Many buyers in Asia are motivated by prestige as well. In Vietnam and elsewhere, serving bush meat caught in the wild is a status symbol — as is owning elephant tusks, shahtoosh shawls made from endangered Tibetan antelope, and live orangutans as household pets. And such goods derive much of their appeal from being scarce and expensive — making demand for them insensitive to price hikes.
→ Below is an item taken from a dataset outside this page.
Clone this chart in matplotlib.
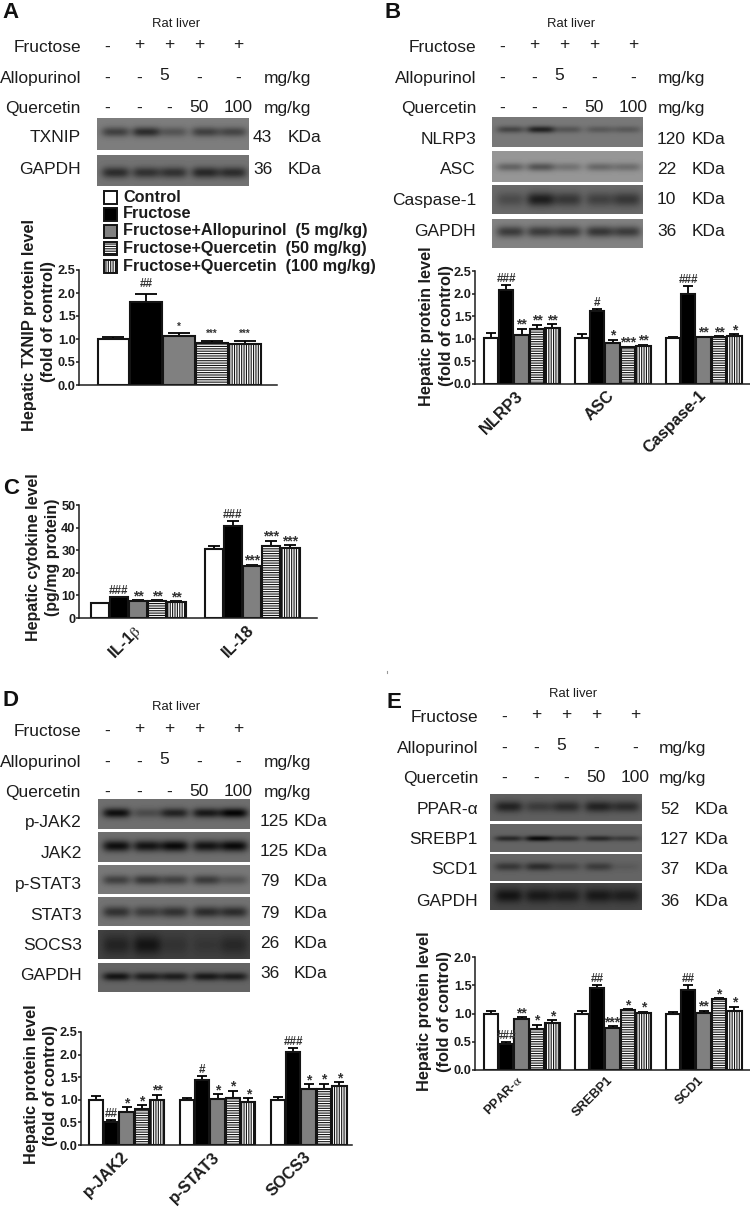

Outright bans, then, are not the answer. For this reason, the South African government plans to propose lifting the ban on trading rhino horn at the next CITES meeting in 2016. South African officials argue that a legal trade would take profits away from criminal syndicates. Just as taxes on cigarettes fund education and health programs in the United States, similar levies would also provide ample funds for campaigns to combat poaching and reduce demand. Meanwhile, regular de-horning of the animals would increase the global horn supply, lowering prices and the attraction of poaching. Rhinos produce nearly one kilogram of horn each year, which can easily be harvested through a simple veterinary procedure. Farming the animals ethically, moreover, would allow consumers to demand horn products from sustainably managed sources.

To legalize the rhino trade, South Africa will need a two-thirds majority among CITES members. It can expect to run into stiff opposition from a group that will likely include the United States, Kenya, and a number of European countries. Animal welfare groups will also push hard against legalization. That said, CITES already permits the trading of live rhinos and some limited hunting. In January, the Dallas Safari Club auctioned the right to hunt an old rhino in Namibia for $350,000. (One bidder withdrew his offer of $1 million — money that could have gone toward protecting rhinos — after receiving a death threat from an animal welfare extremist.) Such hunting fees can provide a critical source of revenue; in Namibia, they finance one-third of the government’s wildlife protection budget.

Peru embarked on a similar legalization process in 1979. To save the vicuña — a camelid that resembles a small llama — from extinction at the hands of hunters who prized its fine wool, the Peruvian government gave local communities the right to shear and market the animal’s wool. Now local herders protect the animals and also earn money from sale of their wool. Since then, the country’s vicuña population has grown from 5,000 animals — on the verge of extinction — to more than 200,000 today. CITES approved the policy in 1994.

Such a process of legalization, however, would not necessarily be a magic bullet. For a legal trade to work, governments would have to enforce a tight system of export permits and harvest quotas. Policing would still be needed to protect animals and forests. The success of a legal trade would also hinge on animal reproductive rates and the level of poverty in rural areas where the incentives to poach are high. But policymakers should heed the lessons of the drug wars. Bans fail because borders remain porous and officials corrupt. There is no wall high enough to counteract enormous financial rewards for breaking the rules to feed a voracious market.

Like the drug wars, restrictions on the animal trade reflect not only policy positions but also certain moral beliefs. Yet moralizing conservation organizations are typically based in wealthy countries and overlook the huge financial burdens that enforcement imposes on poor countries with already scarce resources. Such groups also minimize the potential benefits of taxing the wildlife trade, in the form of precious funds that would otherwise go to criminal outfits. Individual countries, then, will also have to make some informed decisions on their own. They would do well to consider what the United States has achieved in its war on drugs — now in its fourth decade.